Mas deixa eu dar um passo atrás, porque o que você menciona traz um pouco de preocupação também. Vocês não conseguem fazer esse debate na academia? Eles não conseguem nem se convencer dos fundamentos, inclusive para eles defenderem esse ponto? O que a gente via no governo Bolsonaro, ou pessoas hoje ainda no Congresso Nacional que fazem defesas do que seria a Constituição, que vai contra tudo que já foi escrito no Brasil e que o Supremo já decidiu sobre aqueles assuntos. Então, essas pessoas não dialogam com a academia. Então, não te traz também uma preocupação que essa ideia possa estar na cabeça do seu estudante, mas ele não abra contigo? 

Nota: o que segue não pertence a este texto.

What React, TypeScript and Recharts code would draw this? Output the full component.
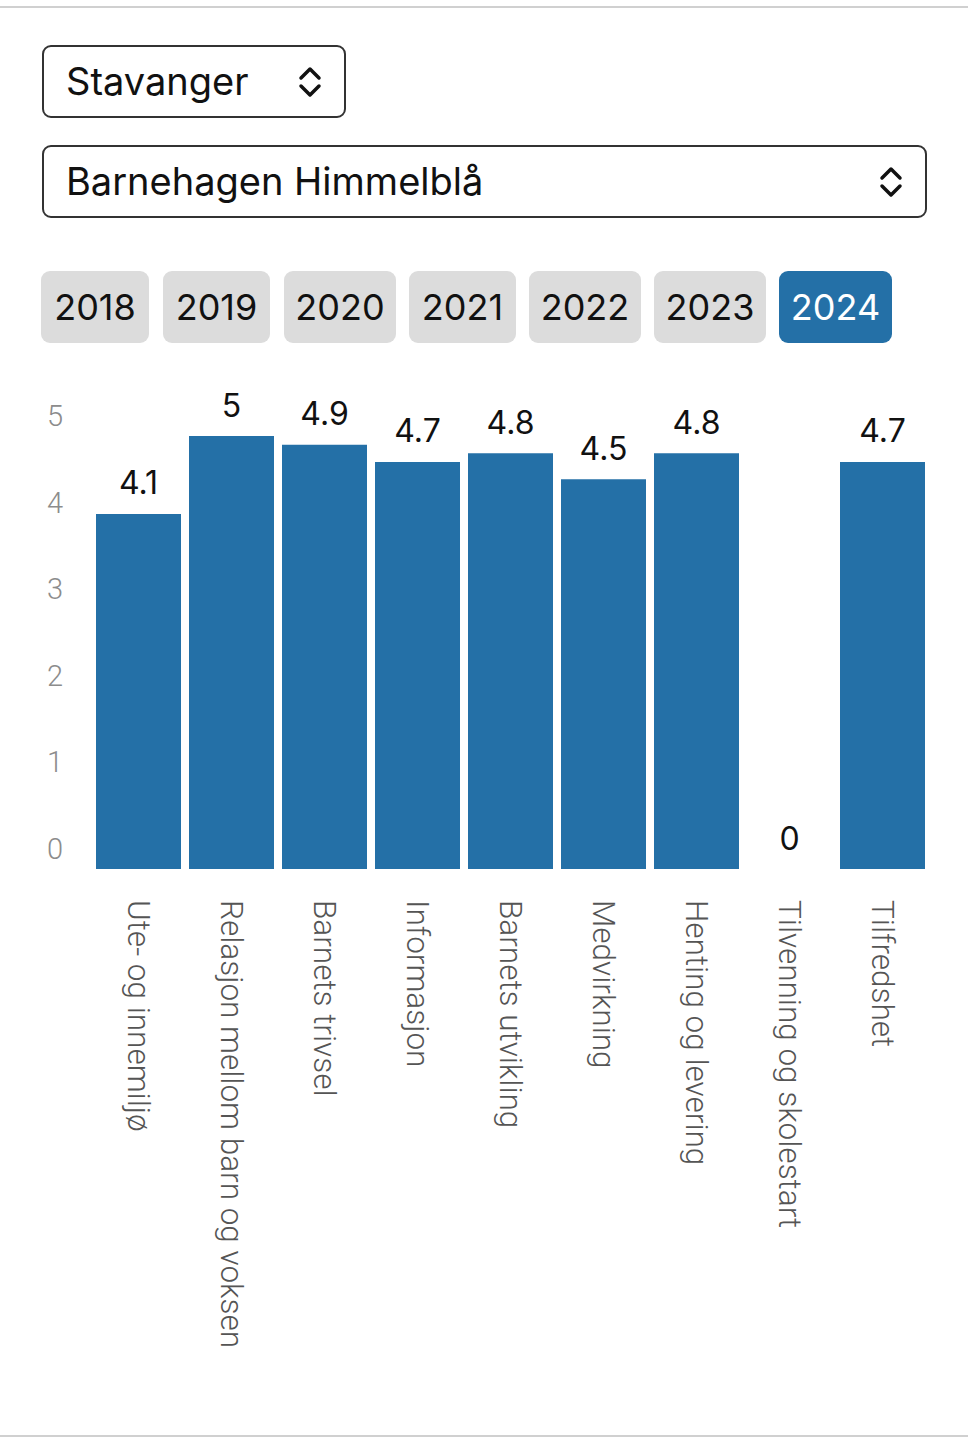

Eu tenho essa preocupação, compartilho com você. Eles não abrem. E seria interessante para que a gente também tivesse mais claro quem desses estudantes, dos quais 50% entraram por políticas de ação afirmativa, esse é um dado que a gente tem que levar em conta, quais deles que têm uma percepção ou pensam o direito constitucional de uma forma conservadora ou ultraconservadora, o que de fato não é um problema.

O problema não é tanto mais ter uma disputa de narrativas sobre os sentidos da Constituição com os conservadores e ultraconservadores. Para mim, o problema são aqueles alunos que não… vou usar uma expressão bem vulgar, que não saem do armário e que são profundamente anticonstituição. Quer dizer, eles precisamente não acreditam nas democracias constitucionais, não acreditam no papel da Constituição, não acreditam no papel do Estado, e aí vão detonando isso com aquele discurso que a gente viu, autoritário e perigoso do governo, muito forte no governo Bolsonaro. Porque o enfrentamento que ele faz naquele momento com o desenho constitucional democrático é dizer: “eu estou me lascando para o que a Constituição obriga, eu vou fazer do jeito que eu quero”.